Spalletti’s “little game”
Spalletti himself tried to deflect attention when asked about the club’s shortage in attack, insisting he didn’t want to “take part in that little game.” Yet the evidence is written across the pitch. Juventus don’t have a real centre-forward. Dusan Vlahović is unavailable, and the club never managed to give Spalletti the alternative he had asked for in January — someone like Randal Kolo Muani, or any forward capable of occupying and unsettling defences at the top level.
Creative solutions may patch things up temporarily, but they don’t change the reality: Juventus are playing without their focal point.
Juventus laid bare
As dawn breaks on 5 February, Juventus are left with one realistic target — fourth place and Champions League qualification.
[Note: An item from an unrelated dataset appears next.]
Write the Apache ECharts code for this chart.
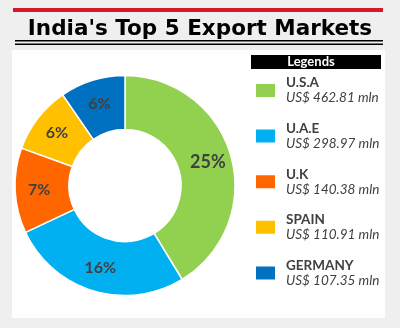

For a club of this stature, the ambition sounds painfully modest. And yet, that’s the truth: Juventus are bare, exposed, and shivering in the cold of their own limitations.
Anyone who still cherishes football in its simplest form — “pane e salame”, the bread-and-salami game of the local pitches — knows that a team only truly rests on two pillars: a goalkeeper and a striker. The rest is garnish, flavourful or bland depending on taste. But without those two, you don’t go anywhere — not even Spalletti can work miracles.
Even the warmest blanket, sometimes, is simply too short to hide the cold.